ABORTO – UM ATENTADO CONTRA A VIDA
A eliminação da vida é para todas as civilizações, exceto em casos específicos e peculiares à cada cultura, um crime a ser punido pelo Estado, ao qual se outorgou este poder, assim como a incumbência de garantir a vida, com todos os direitos dela decorrentes, aos seus súditos, porém, nunca como hoje no mundo dito civilizado este dom supremo do ser humano se viu ameaçado pelas mais diferentes formas de interrupção violenta, que já se convencionou falar até na chamada “indústria da morte!”.
Às antigas e conhecidas ameaças à vida humana, tais como a miséria, a fome, as epidemias e a violência das guerras, vêm se juntar outras com modalidades inéditas e dimensões inquietantes, e este panorama, longe de se reverter, tem se dilatado com as perspectivas oriundas do progresso científico e tecnológico, mascarando outras formas de atentados à dignidade do ser humano.
Enquanto se delineia e se consolida uma nova situação cultural que dá aos crimes contra a vida um aspecto inédito e, se possível, ainda mais iníquo, suscitando novas e graves preocupações, a opinião pública é levada a crer que seriam justificáveis alguns atentados contra a vida, posto que em nome dos direitos da liberdade individual e, sobre tal pressuposição, pretendem não só a sua inimputabilidade, mas também a própria autorização do Estado para os praticar acobertados pelo manto da legalidade, como nos casos do aborto, da pena de morte e da eutanásia.
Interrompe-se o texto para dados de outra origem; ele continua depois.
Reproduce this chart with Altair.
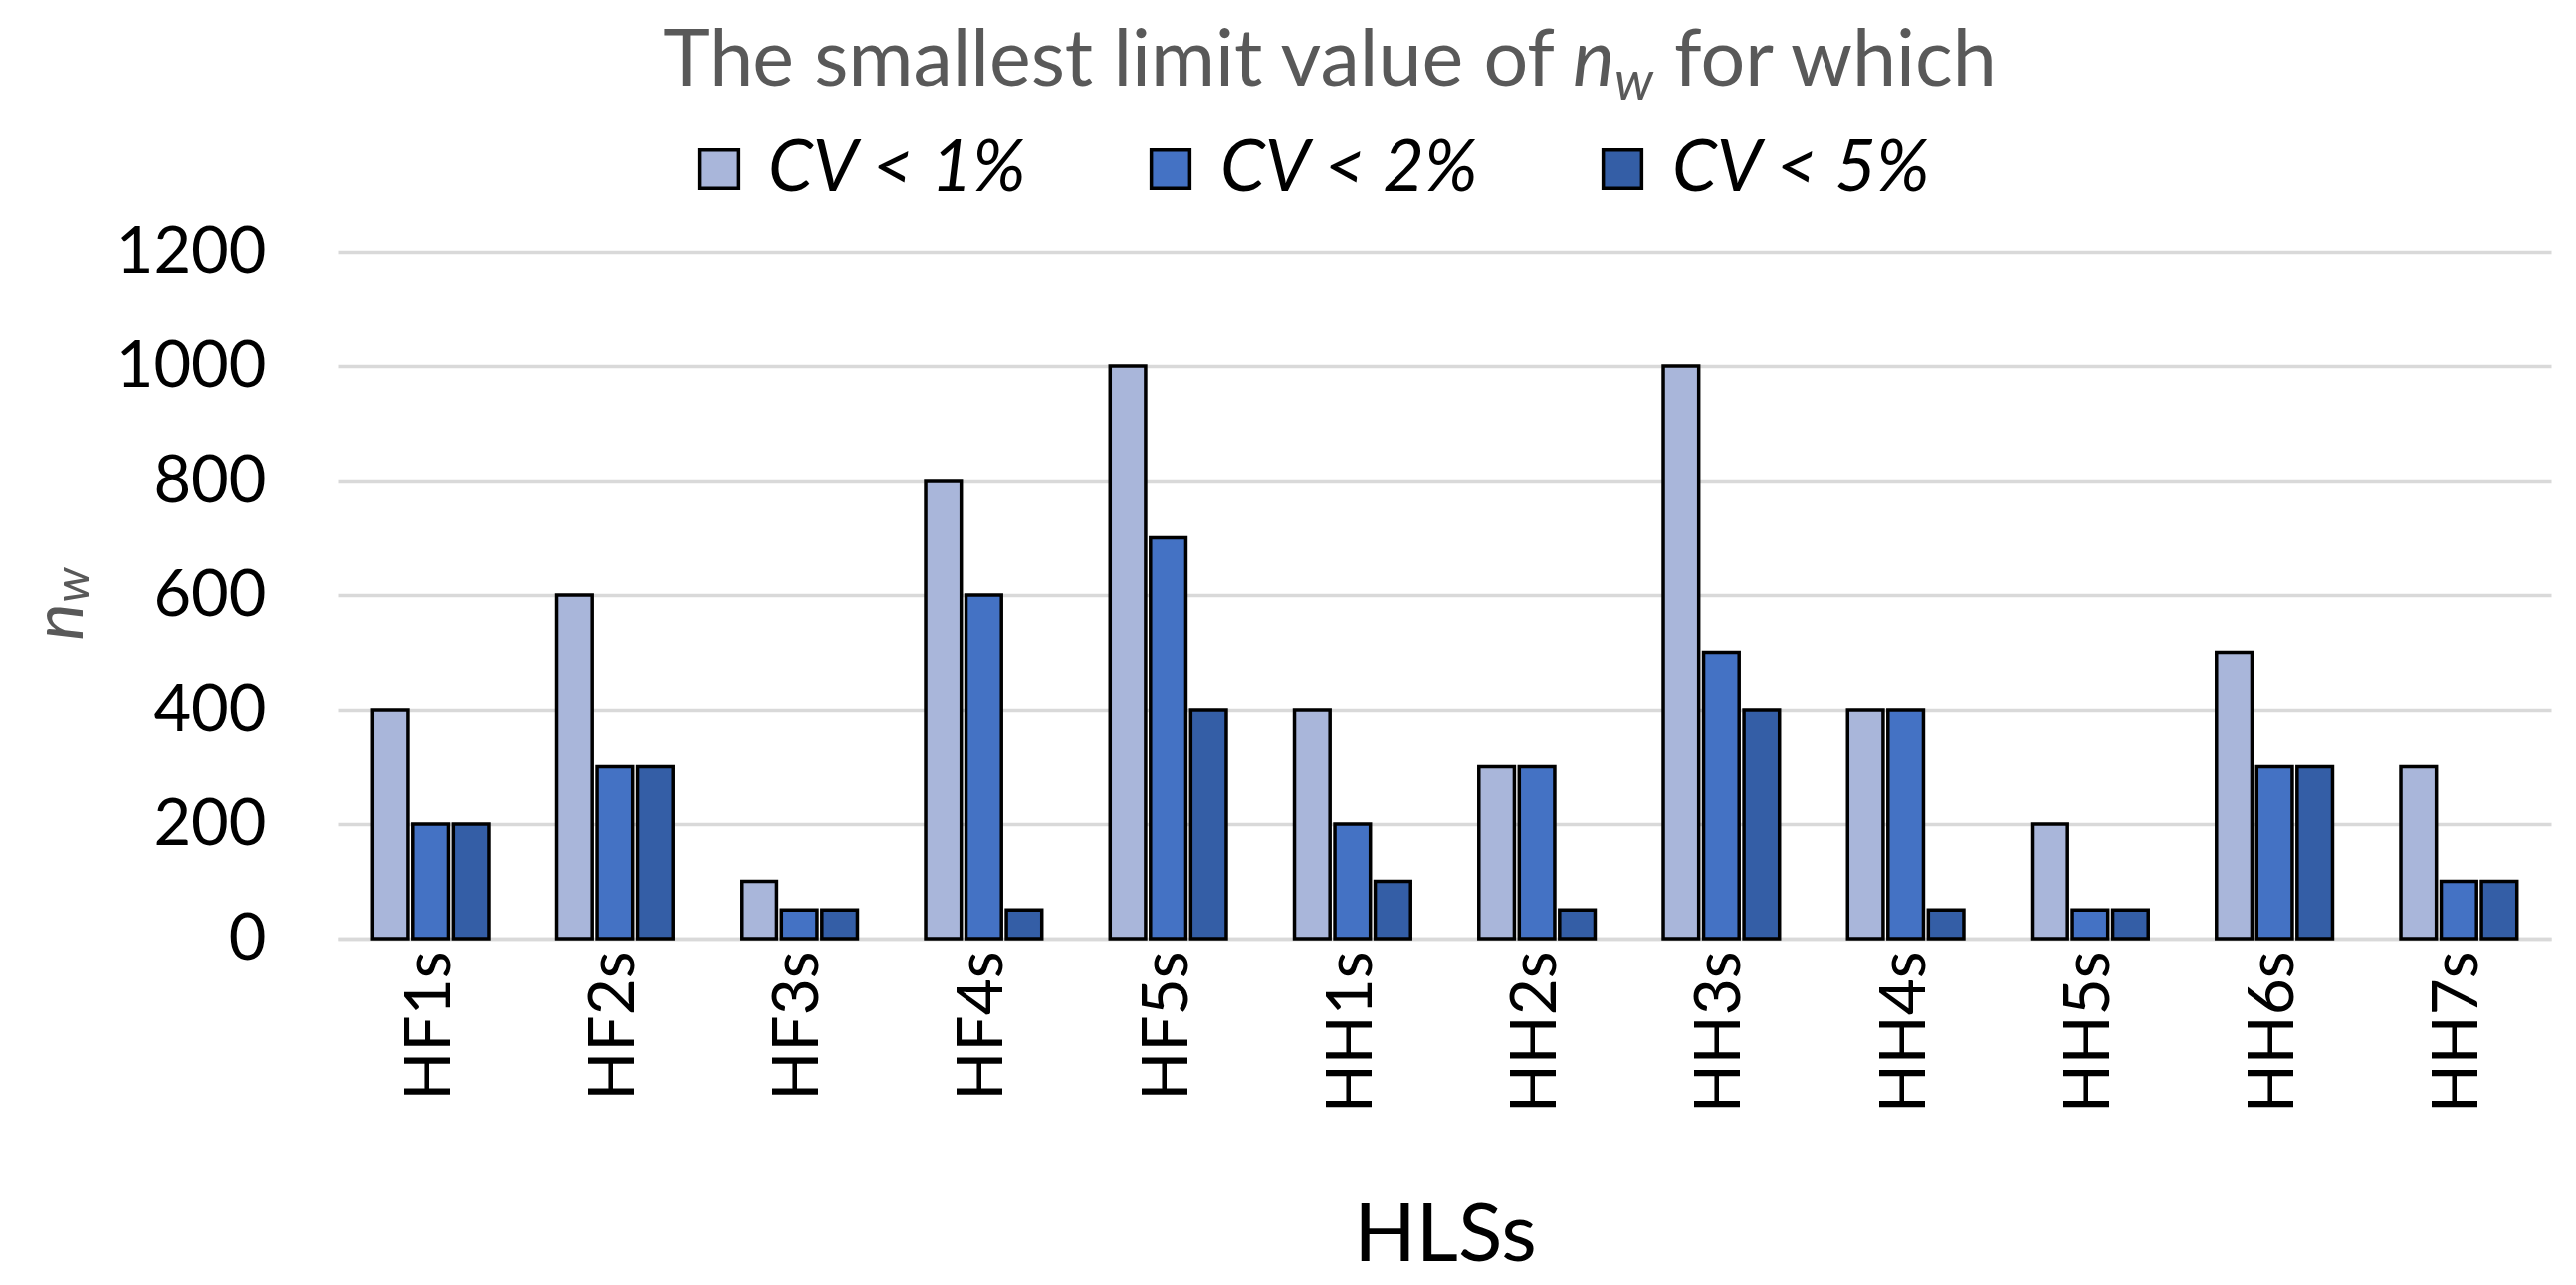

O aborto, no dizer de José Afonso da Silva, “é outro tema controvertido que a Constituição não enfrentou diretamente”(*), mas que implicitamente parece permitir em certos casos o abortamento, carecendo, porém, de legislação complementar ou ordinária, especialmente a lei penal à qual cabe definir, embora já o faça em casos específicos, quando e em que situações é o aborto um ato criminoso, mas sempre dependendo de se saber com precisão o início da vida no seio materno.
Contudo, é oportuno lembrar que há no Congresso Nacional um projeto de reforma de nosso Código Penal, e dentre os temas a serem discutidos não haverá de faltar certamente o aborto, por sinal já muito debatido nos meios sociais, o que vem causando muita polêmica, quando se coloca a questão como sendo um direito que tem a mulher de dispor do próprio corpo, mesmo que isso custe a vida do filho em gestação, como se este fora parte de si mesma e não uma outra individualidade.
Em outras palavras, o problema é posto nos seguintes termos: de um lado o inquestionável (mas é justamente esta inquestionabilidade que se está discutindo) direito à vida do feto, e de outro o direito irrestrito que teria a mulher de, além de dispor do próprio corpo, também o de ter ou não um filho.
No entanto, como o abortamento consiste na eliminação da vida que se inicia, consequentemente trata-se de uma forma de homicídio que deve ser punido na forma da lei, uma vez que o ordenamento jurídico aí está para garantir também a vida do feto, que não se confunde com a pessoa da mãe, de vez que não é seu corpo nem parte deste, mas um indivíduo independente, embora não autônomo, que somente temporariamente, e em cumprimento a uma função natural, jaz no ventre materno para, numa existência uterina de poucos meses, aperfeiçoar-se o suficiente e estar em condições físicas de sobreviver no mundo externo.
Considerando que não raro as pessoas têm a tendência em admitir como justo tudo aquilo que é legal, é extremamente contraproducente uma lei permissiva do aborto, já que estaria pedagogicamente deturpando as consciências, mormente a dos jovens, ainda em formação, que seriam levados a crer que nenhuma vida valeria por si mesma e que sua razão de ser dependeria única e exclusivamente do ordenamento jurídico.
É de se ressaltar ainda que a garantia da inviolabilidade do direito à vida, prevista do artigo 5º da Constituição Federal, abrange tanto a vida da mãe como a do feto, sendo ambas objetos da tutela legal, uma vez que se assim não fora, o princípio da igualdade entre os seres humanos restaria violado, ferindo de morte a segurança jurídica das relações sociais.
Ao que parece, entretanto, esta questão está ainda muito distante de um desfecho, em torno do qual se estabeleceria um consenso geral, daí porque o núcleo da polêmica, entre a moral e a ciência, é o fato de não se saber com certeza se o feto é ou não um indivíduo e, se o for, a partir de quando!
(*)SILVA, José Afonso da. Curso de Direito Constitucional Positivo, p. 206), 15 ed. rev. São Paulo: Malheiros, 1998.